Economics of Moneyball, Falling youth population means fewer teachers, safety can be dangerous, Responses to lower gas prices, and Chinese economic growth and the service sector


“Overall, the falling youth population will affect the economy in many ways. The decline of local government employment may have been the first effect, and weaker demand for college may be next.”

Economics of Moneyball: “So even as payroll grows in importance, baseball magic can still come from both Lady Luck and clever entrepreneurs. It’s just hard to say sometimes which is which.”


Why safety can be dangerous. “It is human nature. When we feel safer, we take more risks. This applies if you are wearing a football helmet and deciding whether to run headfirst into your opponent, or a banker who thinks there is little downside to your next big loan.”

The behavioral economics effect of lower gas prices. “A new report by the JPMorgan Chase Institute, looking at the impact of lower gas prices on consumer spending, finds the same pattern as earlier studies. The average American would have saved about $41 a month last winter by buying the same gallons and grades. Instead, Americans took home roughly $22 a month. People, in other words, used almost half of the windfall to buy more and fancier gas.”

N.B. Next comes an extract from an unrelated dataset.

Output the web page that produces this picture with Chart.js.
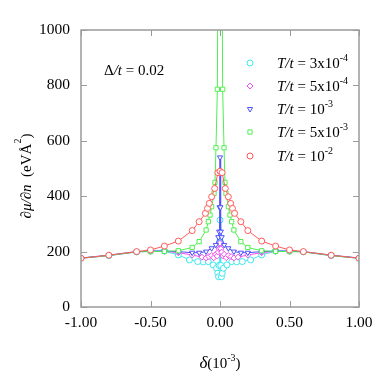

An interesting discussion on Chinese economic growth and what is included in the services sector: “The first mistake people in discussing the “service” sector is not realizing that real estate is included in the so called service sector.  In must be emphasized that this is standard the world over and not in any way unique to China but many people do not realize that when they talk about the growth in the “service sector” they are including very hard production and the upstream industries in this classification.The second mistake is in how we understand an industry that while recognized and appropriately classified as a service industry has a very large caveat due to “Chinese characteristics”.  Financial services are widely recognized as a service but there are two important factors which imply we should at least recognize the unique nature of arguing for a healthy economy due to service sector expansion.  First, financial services still derive the vast majority of employment, assets, and revenue from the major SOE commercial banks.  Second, these banks give out the large majority of their loans, by some measures almost 90%, to old industry firms that are facing large declines in revenue.  In other words, the financial services industry growth has come from the credit boom of traditional banks channeling money to old industry firms.”